Année A : samedi de la 20e semaine du temps ordinaire (litao20s.23)
Mt 23, 1-12 – transparence, un mot dangereux.
Un mot aujourd’hui est sur toutes les lèvres. Un mot éthique, un mot engagement, un mot redoutable : transparence. Rien n’est plus dangereux qu’une pensée désincarnée, qu’un dire sans faire. Nous avons tous à des niveaux différents le complexe de Caïn, celui de cacher les faits réels, de se cacher. Nous nous glorifions de parler mieux que nous vivons (Guerric) alors que seuls, dit un proverbe polonais, sont respectés ceux qui tiennent parole.
En chacun de nous, il y a ce cynisme qui consiste à s’engager à tout communiquer sans rien communiquer. À tout dire du Dieu en qui nous croyons, sans pour autant exprimer qui il est. Notre manière d’être croyants est teintée par les logiques du paraître. Du phylactère. D’une double vie. Dans une société où le complexe du paon (pape François) érige en priorité le culte de l’apparence, Jésus promeut l’attitude du faire voir Jésus en nous (mère Térésa). Nous pouvons avoir une connaissance élevée des choses de la foi. Notre manière de la vivre a souvent les apparences d’une sorte d’égoïsme spirituel.
En paroles, nous disons que nous voulons servir Dieu et les autres, mais en fait nous servons notre ego, nous cherchons à bien paraître, à obtenir de la reconnaissance[1]. Nous pouvons travailler fort pour le Dieu de notre religion sans jamais rencontrer Dieu. Cela est scandaleux.

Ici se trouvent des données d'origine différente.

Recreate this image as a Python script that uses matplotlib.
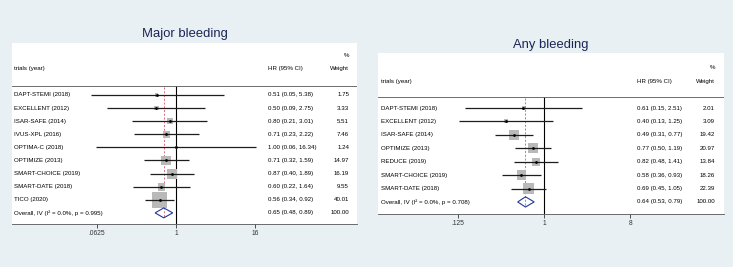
import numpy as np
import matplotlib.pyplot as plt
from matplotlib.patches import Polygon
from matplotlib.transforms import blended_transform_factory

plt.rcParams['font.family'] = ['Liberation Sans', 'DejaVu Sans']

# Datos: sangrado mayor
major_trials = ["DAPT-STEMI (2018)", "EXCELLENT (2012)", "ISAR-SAFE (2014)", "IVUS-XPL (2016)",
                "OPTIMA-C (2018)", "OPTIMIZE (2013)", "SMART-CHOICE (2019)", "SMART-DATE (2018)",
                "TICO (2020)"]
major_hr = [0.51, 0.50, 0.80, 0.71, 1.00, 0.71, 0.87, 0.60, 0.56]
major_lo = [0.05, 0.09, 0.21, 0.23, 0.06, 0.32, 0.40, 0.22, 0.34]
major_hi = [5.38, 2.75, 3.01, 2.22, 16.34, 1.59, 1.89, 1.64, 0.92]
major_w = [1.75, 3.33, 5.51, 7.46, 1.24, 14.97, 16.19, 9.55, 40.01]
major_overall = (0.65, 0.48, 0.89)
major_overall_label = "Overall, IV (I\u00b2 = 0.0%, p = 0.995)"
major_ticks = [0.0625, 1, 16]
major_ticklabels = [".0625", "1", "16"]

# Datos: cualquier sangrado
any_trials = ["DAPT-STEMI (2018)", "EXCELLENT (2012)", "ISAR-SAFE (2014)", "OPTIMIZE (2013)",
              "REDUCE (2019)", "SMART-CHOICE (2019)", "SMART-DATE (2018)"]
any_hr = [0.61, 0.40, 0.49, 0.77, 0.82, 0.58, 0.69]
any_lo = [0.15, 0.13, 0.31, 0.50, 0.48, 0.36, 0.45]
any_hi = [2.51, 1.25, 0.77, 1.19, 1.41, 0.93, 1.05]
any_w = [2.01, 3.09, 19.42, 20.97, 13.84, 18.26, 22.39]
any_overall = (0.64, 0.53, 0.79)
any_overall_label = "Overall, IV (I\u00b2 = 0.0%, p = 0.708)"
any_ticks = [0.125, 1, 8]
any_ticklabels = [".125", "1", "8"]

BG = "#e9f0f4"
TITLE_C = "#1a2656"
FS = 4.4


def forest(ax, trials, hr, lo, hi, w, overall, overall_label, ticks, ticklabels,
           xlim, ylim, sep, box_k, xcols):
    n = len(trials)
    ax.set_xscale("log", base=2)
    ax.set_xlim(*xlim)
    ax.set_ylim(*ylim)
    blend = blended_transform_factory(ax.transAxes, ax.transData)

    x_lab, x_hr, x_w = xcols
    ax.text(x_w, -3.0, "%", transform=blend, ha="right", va="center", fontsize=FS)
    ax.text(x_lab, -2.0, "trials (year)", transform=blend, ha="left", va="center", fontsize=FS)
    ax.text(x_hr, -2.0, "HR (95% CI)", transform=blend, ha="left", va="center", fontsize=FS)
    ax.text(x_w, -2.0, "Weight", transform=blend, ha="right", va="center", fontsize=FS)
    ax.axhline(sep, color="#555555", lw=0.6)

    rows = np.arange(n)
    ax.scatter(hr, rows, marker="s", s=np.array(w) * box_k, color="#b9b9b9", lw=0, zorder=2)
    ax.hlines(rows, lo, hi, color="#1e1e1e", lw=0.9, zorder=3)
    ax.scatter(hr, rows, marker="o", s=4, color="black", lw=0, zorder=4)

    for i in range(n):
        ax.text(x_lab, i, trials[i], transform=blend, ha="left", va="center", fontsize=FS)
        ax.text(x_hr, i, f"{hr[i]:.2f} ({lo[i]:.2f}, {hi[i]:.2f})", transform=blend,
                ha="left", va="center", fontsize=FS)
        ax.text(x_w, i, f"{w[i]:.2f}", transform=blend, ha="right", va="center", fontsize=FS)

    est, olo, ohi = overall
    yo = n
    dia = Polygon([(olo, yo), (est, yo - 0.38), (ohi, yo), (est, yo + 0.38)],
                  closed=True, fill=False, edgecolor="#28379a", lw=0.8, zorder=5)
    ax.add_patch(dia)
    ax.text(x_lab, yo, overall_label, transform=blend, ha="left", va="center", fontsize=FS)
    ax.text(x_hr, yo, f"{est:.2f} ({olo:.2f}, {ohi:.2f})", transform=blend,
            ha="left", va="center", fontsize=FS)
    ax.text(x_w, yo, "100.00", transform=blend, ha="right", va="center", fontsize=FS)

    ax.vlines(1, sep, ylim[0], color="black", lw=0.8, zorder=1)
    ax.vlines(est, sep + 0.1, yo + 0.4, color="#d9576a", lw=0.6, linestyles=(0, (2.5, 2)), zorder=1)

    ax.set_xticks(ticks)
    ax.set_xticklabels(ticklabels)
    ax.minorticks_off()
    ax.set_yticks([])
    ax.tick_params(axis="x", length=3, width=0.6, labelsize=4.8, pad=1.5, colors="#333333")
    for s in ["top", "left", "right"]:
        ax.spines[s].set_visible(False)
    ax.spines["bottom"].set_color("#555555")
    ax.spines["bottom"].set_linewidth(0.6)
    ax.set_facecolor("white")


fig = plt.figure(figsize=(7.33, 2.67), dpi=100)
fig.patch.set_facecolor(BG)

ax1 = fig.add_axes([0.0164, 0.161, 0.4707, 0.678])
forest(ax1, major_trials, major_hr, major_lo, major_hi, major_w, major_overall,
       major_overall_label, major_ticks, major_ticklabels,
       xlim=(2 ** -8.30, 2 ** 9.16), ylim=(9.85, -3.97), sep=-0.69, box_k=3.2,
       xcols=(0.006, 0.742, 0.977))

ax2 = fig.add_axes([0.5157, 0.1985, 0.472, 0.603])
forest(ax2, any_trials, any_hr, any_lo, any_hi, any_w, any_overall,
       any_overall_label, any_ticks, any_ticklabels,
       xlim=(2 ** -5.78, 2 ** 6.27), ylim=(7.9, -4.1), sep=-0.82, box_k=2.6,
       xcols=(0.009, 0.749, 0.974))

fig.text(185 / 733, 1 - 34 / 267, "Major bleeding", ha="center", va="center",
         fontsize=9.4, color=TITLE_C)
fig.text(551 / 733, 1 - 45 / 267, "Any bleeding", ha="center", va="center",
         fontsize=9.4, color=TITLE_C)

fig.savefig("out.png", dpi=100, facecolor=BG)
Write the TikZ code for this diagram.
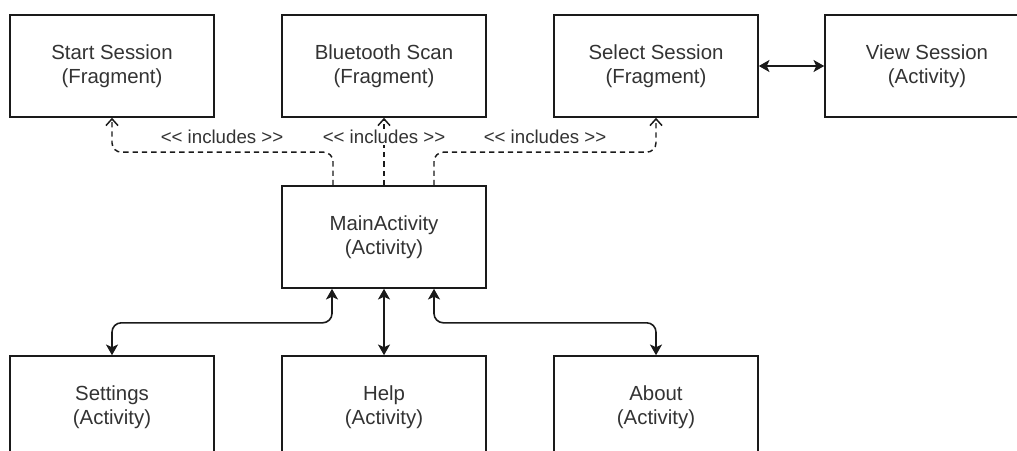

Dire et faire est un chemin qui n’est pas sans obstacle. Lorsque dire et faire s’harmonise et est vécu en plénitude, le message devient puissant. Libérateur. Dangereux. Pour avoir unifié sa vie, Jésus a risqué la mort. Dans les récits évangéliques, écrits près de cinquante ans après sa mort, Jésus apparaît moins religieux, mais plus transparent et cette transparence devenait insoutenable. Paradoxe, quand Jésus dit clairement qui il est, le doute demeure. Vous ne me croyez pas. Croyez les œuvres que je fais (Jn 10,38).
Sommes-nous de beaux parleurs de Dieu et des petits faiseurs de son évangile ? C’est ce divorce qui entraîne à l’athéisme. J’aimerais le christianisme si ce n’étaient des chrétiens disait Nietzsche. Le cardinal Martini reconnaît en 2008 l’existence de ce divorce : je ne me préoccupe pas tellement de la visibilité du chrétien parce que je pense que si le chrétien vit le sermon sur la Montagne, il est visible[2].
C’est à cette profondeur que se trouve la transparence si recherchée aujourd’hui. Quand tu auras chanté avec ta voix, tu te tairas ; chante avec ta vie de manière à n'être jamais silencieux (Ps 146,1). Annoncer Jésus, c’est de faire passer nos paroles par le cœur. Par la vie.
Si je comprends bien notre évangile ce matin, j’en conclus qu’il vaut mieux ne pas croire que d’être un faux croyant. Malheur à celui qui a le cœur double (Eccl 2, 14). Songeons à la parabole d’un homme qui a deux fils. Le oui de l’un est un non, le non de l’autre est un oui (Mt 21. 28-32). La révolution Jésus est de vivre radicalement et authentiquement. La transparence, c’est l’autre nom de l’évangélisation[3].
Chacun de nous est ombragé par une personne illusoire, par un faux moi en recherche de visibilité. C’est tout ce que nous prétendons être et pensons être. C’est la fierté, l’arrogance, le titre, le costume. La transparence fait voir en nous un diamant précieux qui transforme notre faux moi au sien, qui, dit saint Paul, nous cache avec Christ en Dieu (Col 3,3). AMEN.